The UK surveying industry is facing growing pressure as regulatory obligations increase faster than the profession’s ability to respond, according to analysis from Property Inspect.

Demand for competent surveying, spanning quantity surveying, building control, land and geomatics, continues to rise, yet the pipeline of qualified professionals is failing to keep pace.
At the same time, new rules under the Building Safety Act and retrofit frameworks are raising the evidential standard required for project approvals.

The latest market survey from the Royal Institution of Chartered Surveyors (RICS) reported a net balance of –3% for workloads in the second quarter of 2025, with just 17% of respondents expecting growth over the next year.

PLANNING DELAYS

Infrastructure was the only clear bright spot, with energy projects (+34%) and water and sewage (+27%) driving optimism.

But 61% of firms cited planning and regulatory delays as their main obstacle, while 39% pointed to labour shortages, particularly in surveying.

The Building Safety Regulator has also emerged as a choke point.

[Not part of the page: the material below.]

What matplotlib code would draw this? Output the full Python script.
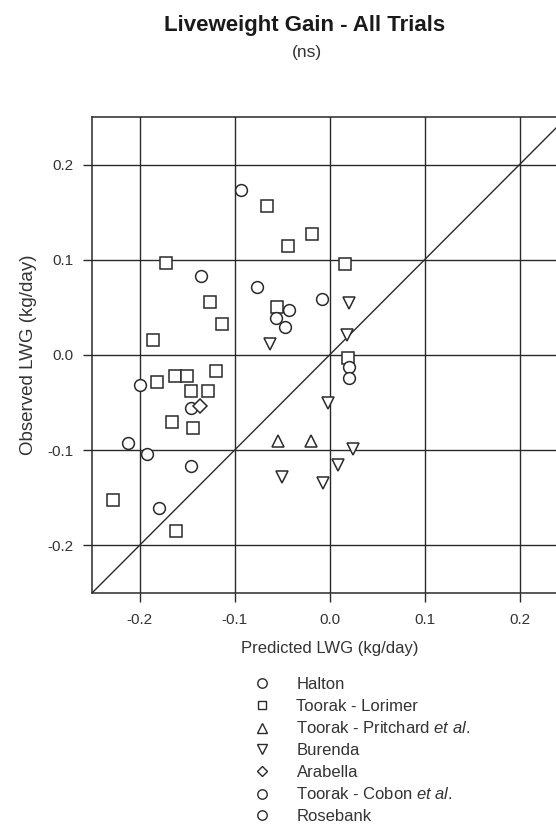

Between October 2023 and March 2025 it received 2,108 Gateway applications but approved only 338 – a 16% approval rate – with average decision times stretching to 25 weeks, more than double the 12-week target.

EVIDENCE PINCH POINT
Sián Hemming-Metcalfe, Property Inspect
Sián Hemming-Metcalfe, Property Inspect

Siân Hemming-Metcalfe, operations director at Property Inspect, says: “Whether you’re a QS, a building surveyor, or a geomatics specialist, the pinch point isn’t people alone – it’s evidence.

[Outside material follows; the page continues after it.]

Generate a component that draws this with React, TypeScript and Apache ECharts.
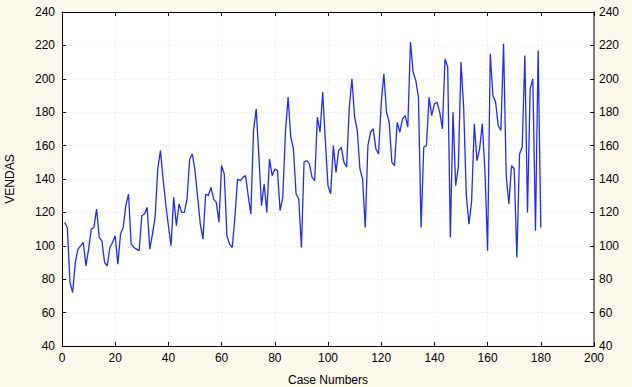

“If inspections ship with Golden-Thread-ready data – geolocated media, material provenance and PAS-aligned templates – approvals move faster, re-visits fall, and chartered resources spend more time surveying and less time repackaging photos for submissions.

“If the industry frames the challenge purely as a labour shortage, the solution will always be ‘find more surveyors’ – a slow, expensive fix.”

SUBMISSION READY PACKS

And she adds: “The faster win is enabling the existing workforce to produce submission-ready evidence packs as standard. That means templated capture, structured metadata, and integrated reporting systems that work across disciplines.

“Surveying capacity is not defined by headcount alone. It’s defined by the volume of compliant, decision-ready information those professionals can deliver. In that sense, ‘evidence-ready’ surveys, reports, and inspections represent capacity – and right now, we need more of them.”

The shortage of capacity has already had visible effects, with homebuilding in London falling to a 16-year low in the first quarter of 2025, at just 1,210 starts compared with a target of 88,000 a year.